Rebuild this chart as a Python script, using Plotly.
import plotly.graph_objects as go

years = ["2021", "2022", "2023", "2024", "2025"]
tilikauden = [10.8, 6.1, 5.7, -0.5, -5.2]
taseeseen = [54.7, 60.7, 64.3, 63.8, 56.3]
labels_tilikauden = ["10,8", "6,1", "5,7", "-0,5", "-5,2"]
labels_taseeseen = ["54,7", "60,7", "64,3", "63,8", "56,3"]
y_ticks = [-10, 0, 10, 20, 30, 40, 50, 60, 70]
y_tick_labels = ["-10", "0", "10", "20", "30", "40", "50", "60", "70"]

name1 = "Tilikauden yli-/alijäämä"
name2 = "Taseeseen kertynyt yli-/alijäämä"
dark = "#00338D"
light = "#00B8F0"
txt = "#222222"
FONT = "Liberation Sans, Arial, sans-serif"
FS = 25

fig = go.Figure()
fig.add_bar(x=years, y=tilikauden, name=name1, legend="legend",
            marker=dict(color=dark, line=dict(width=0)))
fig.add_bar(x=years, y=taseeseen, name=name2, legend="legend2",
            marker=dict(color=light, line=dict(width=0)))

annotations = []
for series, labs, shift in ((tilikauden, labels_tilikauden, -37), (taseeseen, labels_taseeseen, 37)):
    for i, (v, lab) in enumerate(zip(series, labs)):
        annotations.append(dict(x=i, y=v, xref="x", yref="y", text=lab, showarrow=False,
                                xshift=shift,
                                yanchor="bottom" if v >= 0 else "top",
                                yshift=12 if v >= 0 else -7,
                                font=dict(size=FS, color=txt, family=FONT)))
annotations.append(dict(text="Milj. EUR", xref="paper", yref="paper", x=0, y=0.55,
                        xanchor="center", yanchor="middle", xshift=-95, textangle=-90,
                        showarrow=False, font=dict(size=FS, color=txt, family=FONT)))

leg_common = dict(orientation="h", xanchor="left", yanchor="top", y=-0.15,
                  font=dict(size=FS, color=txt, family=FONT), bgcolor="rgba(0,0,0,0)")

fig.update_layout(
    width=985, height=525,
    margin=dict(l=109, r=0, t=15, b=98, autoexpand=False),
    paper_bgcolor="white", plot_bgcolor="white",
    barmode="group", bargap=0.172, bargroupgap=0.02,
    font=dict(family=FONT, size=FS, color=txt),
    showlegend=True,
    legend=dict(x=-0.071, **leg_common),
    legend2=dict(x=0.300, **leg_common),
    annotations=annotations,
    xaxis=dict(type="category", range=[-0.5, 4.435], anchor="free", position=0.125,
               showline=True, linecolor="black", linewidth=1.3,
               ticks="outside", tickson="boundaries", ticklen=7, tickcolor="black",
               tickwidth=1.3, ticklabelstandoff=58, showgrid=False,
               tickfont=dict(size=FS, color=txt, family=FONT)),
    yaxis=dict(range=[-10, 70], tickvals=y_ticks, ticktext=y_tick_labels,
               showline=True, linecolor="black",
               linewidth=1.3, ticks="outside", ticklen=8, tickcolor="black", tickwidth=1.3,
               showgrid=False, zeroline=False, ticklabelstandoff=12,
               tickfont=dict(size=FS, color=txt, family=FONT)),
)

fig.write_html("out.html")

= = =

WRITTEN TASK: Using the data above, restate word for word the lines from its opening line through the line that contains "import plotly.graph_objects as go", and no more.

TASK SOLUTION:
Rebuild this chart as a Python script, using Plotly.
import plotly.graph_objects as go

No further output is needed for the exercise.